Wednesday 2 May 2018

We have so much more to do...

I haven't done one of these in a while. It isn't the fault of one government. This is the fault of many. This is systemic and abhorrent. To those who claim there is no austerity, that people are just lazy - and they know damn well who they are - you don't understand because you won't understand. You refuse to. And you obviously don't care. Because if you did, you wouldn't be allowing this to happen. This is a real and terrifying struggle for far too many people ... and we're the good guys? One of the most powerful, economically stable and rich countries in the world? And we treat our vulnerable, needy, poor and struggling citizens in the manner we do?
This is just one facet of the greed based society in which we live, where the trickle down economic principle is so obviously so wrong, where the strong tease the weak without actually, genuinely, having the strength to help. A system that champions banking bonuses over child poverty, that champions tax cuts over education, is hideously flawed.
I'm not saying that we have to pander to everyone regardless of how engaged they may be. This isn't a call to allow everyone to sit in their pants in front of a 50 inch screen watching Jeremy Kyle eating food they didn't work for in a house they don't have to pay for in a community they do nothing for! This isn't a call to let anyone and everyone do whatever they like regardless of their abilities, status, dreams and market orientated gullibility.
I am saying that our priorities as individuals, as communities, as a society, as a nation have to change. Teachers buying clothes and food for their students because the parents have nothing; food banks becoming a normal way of life for some; the despicable, unthinking, uncaring policy amendments which force those who are desperate to do better into worse conditions (welfare, benefits, social care, individual allowances) are not the way forward. They are a massive step backwards towards greater division, anger, hatred, fear, wealthy antipathy and poverty driven anarchy. And we promote and propagate this by continuing to allow our various governments to follow a path of greed-based, growth orientated, high profit driven policies that marginalise society solely in terms of haves and have nots.
Whatever your political persuasion, you cannot fail to see that, as a nation, we are failing our people. Across all walks of life. We cannot put profit over promise anymore. Those who have more have a responsibility to those who have less. Those who have less also have a responsibility within their own communities, but they can only fulfil that with opportunity to do so. How can you expect those who are now seen as being at the very bottom of society to strive for anything when they have nothing to start with? No hopes, no dreams, no education, no food, no clothes, no comfort at all. Everyone has a right to the same opportunities. How individuals use those opportunities is up to them. But we are failing the basic needs of our most vulnerable people.
This isn't to say that people should not be responsible for themselves. Of course we should. But we all need help sometimes and that's often dependent on where you sit in a society's hierarchy; whether that's filling in a tax form, completing a job application, submitting immigration status documentation, applying for benefits or whatever.

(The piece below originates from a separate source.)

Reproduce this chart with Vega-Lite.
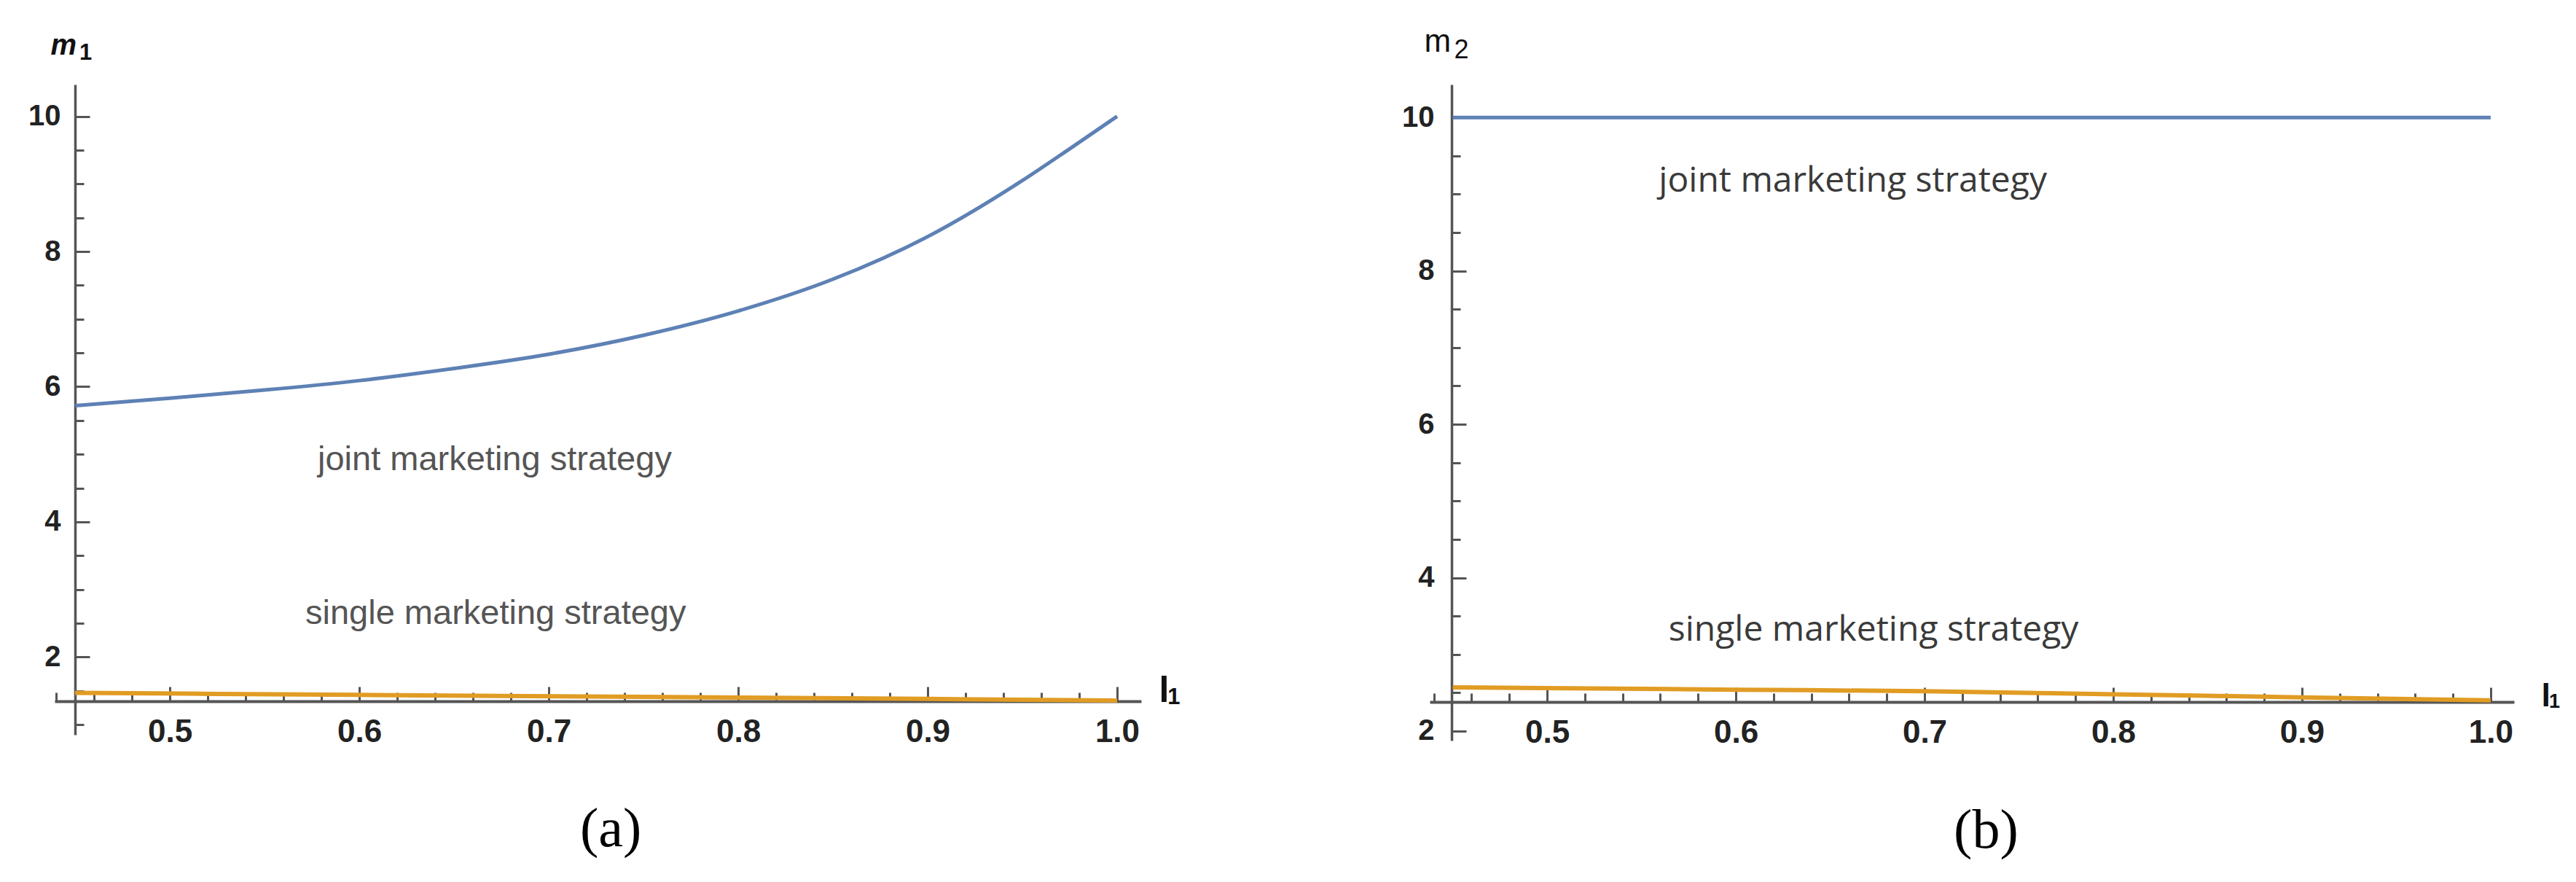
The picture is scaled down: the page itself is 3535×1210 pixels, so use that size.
{
  "$schema": "https://vega.github.io/schema/vega-lite/v6.json",
  "background": "white",
  "autosize": {"type": "pad"},
  "padding": {"left": 38, "top": 35, "right": 5, "bottom": 5},
  "bounds": "flush",
  "spacing": 396,
  "config": {"view": {"stroke": null}, "axis": {"grid": false}},
  "datasets": {
    "curves": [
      {"panel": "a", "series": "joint", "l": 0.45, "m": 5.72},
      {"panel": "a", "series": "joint", "l": 0.5, "m": 5.83},
      {"panel": "a", "series": "joint", "l": 0.55, "m": 5.95},
      {"panel": "a", "series": "joint", "l": 0.6, "m": 6.09},
      {"panel": "a", "series": "joint", "l": 0.65, "m": 6.27},
      {"panel": "a", "series": "joint", "l": 0.7, "m": 6.48},
      {"panel": "a", "series": "joint", "l": 0.75, "m": 6.76},
      {"panel": "a", "series": "joint", "l": 0.8, "m": 7.12},
      {"panel": "a", "series": "joint", "l": 0.85, "m": 7.59},
      {"panel": "a", "series": "joint", "l": 0.9, "m": 8.22},
      {"panel": "a", "series": "joint", "l": 0.95, "m": 9.05},
      {"panel": "a", "series": "joint", "l": 0.975, "m": 9.52},
      {"panel": "a", "series": "joint", "l": 1.0, "m": 10.0},
      {"panel": "a", "series": "single", "l": 0.45, "m": 1.47},
      {"panel": "a", "series": "single", "l": 0.6, "m": 1.44},
      {"panel": "a", "series": "single", "l": 0.75, "m": 1.41},
      {"panel": "a", "series": "single", "l": 0.9, "m": 1.38},
      {"panel": "a", "series": "single", "l": 1.0, "m": 1.355},
      {"panel": "b", "series": "joint", "l": 0.45, "m": 10.0},
      {"panel": "b", "series": "joint", "l": 1.0, "m": 10.0},
      {"panel": "b", "series": "single", "l": 0.45, "m": 2.57},
      {"panel": "b", "series": "single", "l": 0.6, "m": 2.54},
      {"panel": "b", "series": "single", "l": 0.7, "m": 2.52},
      {"panel": "b", "series": "single", "l": 0.8, "m": 2.48},
      {"panel": "b", "series": "single", "l": 0.9, "m": 2.44},
      {"panel": "b", "series": "single", "l": 1.0, "m": 2.4}
    ],
    "texts": [
      {"panel": "a", "kind": "note", "label": "joint marketing strategy", "l": 0.6715, "m": 4.77},
      {"panel": "a", "kind": "note", "label": "single marketing strategy", "l": 0.672, "m": 2.485},
      {"panel": "b", "kind": "note", "label": "joint marketing strategy", "l": 0.662, "m": 9.03},
      {"panel": "b", "kind": "note", "label": "single marketing strategy", "l": 0.673, "m": 3.18},
      {"panel": "a", "kind": "caption", "label": "(a)", "l": 0.7327, "m": -0.8},
      {"panel": "b", "kind": "caption", "label": "(b)", "l": 0.7326, "m": 0.48},
      {"panel": "a", "kind": "msub", "label": "1", "l": 0.4556, "m": 10.836},
      {"panel": "a", "kind": "lsub", "label": "1", "l": 1.03, "m": 1.3},
      {"panel": "b", "kind": "msub", "label": "2", "l": 0.4546, "m": 10.77},
      {"panel": "b", "kind": "lsub", "label": "1", "l": 1.0338, "m": 2.3}
    ]
  },
  "hconcat": [
    {
      "width": 1491,
      "height": 892,
      "encoding": {
        "x": {
          "field": "l", "type": "quantitative",
          "scale": {"domain": [0.4392, 1.0127], "nice": false, "zero": false},
          "axis": {
            "title": "l",
            "values": [0.44, 0.46, 0.48, 0.5, 0.52, 0.54, 0.56, 0.58, 0.6, 0.62, 0.64, 0.66, 0.68, 0.7, 0.72, 0.74, 0.76, 0.78, 0.8, 0.82, 0.84, 0.86, 0.88, 0.9, 0.92, 0.94, 0.96, 0.98, 1.0],
            "labelExpr": "abs(datum.value*10 - round(datum.value*10)) < 0.001 && datum.value > 0.45 ? format(datum.value, '.1f') : ''",
            "offset": -46,
            "domainColor": "#555555", "domainWidth": 4,
            "tickColor": "#555555", "tickWidth": 3,
            "tickSize": {"condition": {"test": "abs(datum.value*10 - round(datum.value*10)) < 0.001", "value": -20}, "value": -12},
            "labelPadding": 40,
            "labelFont": "Liberation Sans", "labelFontWeight": "bold", "labelFontSize": 44, "labelColor": "#222222",
            "labelFlush": false, "labelOverlap": false,
            "titleFont": "Liberation Sans", "titleFontWeight": "bold", "titleFontSize": 50, "titleColor": "#111111",
            "titleAlign": "left", "titleBaseline": "alphabetic", "titleAngle": 0, "titleX": 1515, "titleY": 0
          }
        },
        "y": {
          "field": "m", "type": "quantitative",
          "scale": {"domain": [0.85, 10.47], "nice": false, "zero": false},
          "axis": {
            "title": "m",
            "values": [1, 1.5, 2, 2.5, 3, 3.5, 4, 4.5, 5, 5.5, 6, 6.5, 7, 7.5, 8, 8.5, 9, 9.5, 10],
            "labelExpr": "abs(datum.value/2 - round(datum.value/2)) < 0.001 ? format(datum.value, 'd') : ''",
            "offset": -28,
            "domainColor": "#555555", "domainWidth": 3.5,
            "tickColor": "#555555", "tickWidth": 3,
            "tickSize": {"condition": {"test": "abs(datum.value/2 - round(datum.value/2)) < 0.001", "value": -20}, "value": -12},
            "labelPadding": 40,
            "labelFont": "Liberation Sans", "labelFontWeight": "bold", "labelFontSize": 40, "labelColor": "#222222",
            "labelOverlap": false, "labelFlush": false,
            "titleFont": "Liberation Sans", "titleFontWeight": "bold", "titleFontStyle": "italic", "titleFontSize": 40, "titleColor": "#111111",
            "titleAngle": 0, "titleAlign": "left", "titleBaseline": "alphabetic", "titleX": -34, "titleY": -42
          }
        }
      },
      "layer": [
        {
          "data": {"name": "curves"},
          "transform": [{"filter": "datum.panel === 'a' && datum.series === 'single'"}],
          "mark": {"type": "line", "color": "#E19C24", "strokeWidth": 6, "interpolate": "monotone"}
        },
        {
          "data": {"name": "curves"},
          "transform": [{"filter": "datum.panel === 'a' && datum.series === 'joint'"}],
          "mark": {"type": "line", "color": "#5E81B5", "strokeWidth": 5, "interpolate": "monotone"}
        },
        {
          "data": {"name": "texts"},
          "transform": [{"filter": "datum.panel === 'a' && datum.kind === 'note'"}],
          "mark": {"type": "text", "font": "Liberation Sans", "fontSize": 47, "color": "#555555", "align": "center", "baseline": "alphabetic"},
          "encoding": {"text": {"field": "label"}}
        },
        {
          "data": {"name": "texts"},
          "transform": [{"filter": "datum.panel === 'a' && (datum.kind === 'msub' || datum.kind === 'lsub')"}],
          "mark": {"type": "text", "font": "Liberation Sans", "fontSize": 31, "fontWeight": "bold", "color": "#111111", "align": "center", "baseline": "alphabetic"},
          "encoding": {"text": {"field": "label"}}
        },
        {
          "data": {"name": "texts"},
          "transform": [{"filter": "datum.panel === 'a' && datum.kind === 'caption'"}],
          "mark": {"type": "text", "font": "Liberation Serif", "fontSize": 76, "color": "#000000", "align": "center", "baseline": "alphabetic"},
          "encoding": {"text": {"field": "label"}}
        }
      ]
    },
    {
      "width": 1488,
      "height": 900,
      "encoding": {
        "x": {
          "field": "l", "type": "quantitative",
          "scale": {"domain": [0.4378, 1.0124], "nice": false, "zero": false},
          "axis": {
            "title": "l",
            "values": [0.44, 0.46, 0.48, 0.5, 0.52, 0.54, 0.56, 0.58, 0.6, 0.62, 0.64, 0.66, 0.68, 0.7, 0.72, 0.74, 0.76, 0.78, 0.8, 0.82, 0.84, 0.86, 0.88, 0.9, 0.92, 0.94, 0.96, 0.98, 1.0],
            "labelExpr": "abs(datum.value*10 - round(datum.value*10)) < 0.001 && datum.value > 0.45 ? format(datum.value, '.1f') : ''",
            "offset": -53,
            "domainColor": "#555555", "domainWidth": 4,
            "tickColor": "#555555", "tickWidth": 3,
            "tickSize": {"condition": {"test": "abs(datum.value*10 - round(datum.value*10)) < 0.001", "value": -20}, "value": -12},
            "labelPadding": 40,
            "labelFont": "Liberation Sans", "labelFontWeight": "bold", "labelFontSize": 44, "labelColor": "#222222",
            "labelFlush": false, "labelOverlap": false,
            "titleFont": "Liberation Sans", "titleFontWeight": "bold", "titleFontSize": 45, "titleColor": "#111111",
            "titleAlign": "left", "titleBaseline": "alphabetic", "titleAngle": 0, "titleX": 1525, "titleY": 5
          }
        },
        "y": {
          "field": "m", "type": "quantitative",
          "scale": {"domain": [1.876, 10.43], "nice": false, "zero": false},
          "axis": {
            "title": "m",
            "values": [2, 2.5, 3, 3.5, 4, 4.5, 5, 5.5, 6, 6.5, 7, 7.5, 8, 8.5, 9, 9.5, 10],
            "labelExpr": "abs(datum.value/2 - round(datum.value/2)) < 0.001 ? format(datum.value, 'd') : ''",
            "offset": -30,
            "domainColor": "#555555", "domainWidth": 3.5,
            "tickColor": "#555555", "tickWidth": 3,
            "tickSize": {"condition": {"test": "abs(datum.value/2 - round(datum.value/2)) < 0.001", "value": -20}, "value": -12},
            "labelPadding": 44,
            "labelFont": "Liberation Sans", "labelFontWeight": "bold", "labelFontSize": 40, "labelColor": "#222222",
            "labelOverlap": false, "labelFlush": false,
            "titleFont": "Liberation Sans", "titleFontWeight": "normal", "titleFontSize": 44, "titleColor": "#111111",
            "titleAngle": 0, "titleAlign": "left", "titleBaseline": "alphabetic", "titleX": -38, "titleY": -46
          }
        }
      },
      "layer": [
        {
          "data": {"name": "curves"},
          "transform": [{"filter": "datum.panel === 'b' && datum.series === 'single'"}],
          "mark": {"type": "line", "color": "#E19C24", "strokeWidth": 6, "interpolate": "monotone"}
        },
        {
          "data": {"name": "curves"},
          "transform": [{"filter": "datum.panel === 'b' && datum.series === 'joint'"}],
          "mark": {"type": "line", "color": "#5E81B5", "strokeWidth": 5, "interpolate": "monotone"}
        },
        {
          "data": {"name": "texts"},
          "transform": [{"filter": "datum.panel === 'b' && datum.kind === 'note'"}],
          "mark": {"type": "text", "font": "Open Sans", "fontSize": 48, "color": "#3a3a3a", "align": "center", "baseline": "alphabetic"},
          "encoding": {"text": {"field": "label"}}
        },
        {
          "data": {"name": "texts"},
          "transform": [{"filter": "datum.panel === 'b' && datum.kind === 'msub'"}],
          "mark": {"type": "text", "font": "Liberation Sans", "fontSize": 36, "color": "#111111", "align": "center", "baseline": "alphabetic"},
          "encoding": {"text": {"field": "label"}}
        },
        {
          "data": {"name": "texts"},
          "transform": [{"filter": "datum.panel === 'b' && datum.kind === 'lsub'"}],
          "mark": {"type": "text", "font": "Liberation Sans", "fontSize": 27, "fontWeight": "bold", "color": "#111111", "align": "center", "baseline": "alphabetic"},
          "encoding": {"text": {"field": "label"}}
        },
        {
          "data": {"name": "texts"},
          "transform": [{"filter": "datum.panel === 'b' && datum.kind === 'caption'"}],
          "mark": {"type": "text", "font": "Liberation Serif", "fontSize": 76, "color": "#000000", "align": "center", "baseline": "alphabetic"},
          "encoding": {"text": {"field": "label"}}
        }
      ]
    }
  ]
}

You'll have to forgive my anger when companies profit billions of pounds and complain that the tax burden is restricting their growth and limiting their ability to pay their shareholder dividends. Surely the very fact that they make such huge profits is testament to their strength and the promise of benefits to their communities and society in general. Please excuse my utter disgust when yet another sustainable development in energy production is shelved in favour of something damaging, short sighted and "cheap" ( not for future generations it bloody isn't!). And do forgive my sometimes expletive ridden polemics on the injustices of our system of governance where poverty and division are rife, rage is on the increase and we systematically rip funding from the public. Austerity is real. It's just not everyone is living it.
But God help you if you're poor, disabled, vulnerable, unwell, ill-educated, unskilled and unseen, regardless of how hard you try to work, or how much a part of your community you wish to be, because governments won't.
We need a real change. Not one of anarchy and division, but one of sense and understanding; a social outlook with liberal views in a conservative (as in not profligate) society. It's not a pipe dream. We just need more people to understand the global reality rather than our personal selfishness.
I am not a saint and I am not an evangelist. You can call me a hypocrite if you like but we should all have a look at ourselves before we start throwing stones at glass houses. And sometimes, just sometimes, I think we all need a nudge to remind us that we all have more to do, that we can all do a little bit more and that it matters that we do.
Thank you for reading this. It's a bit longer than I had intended.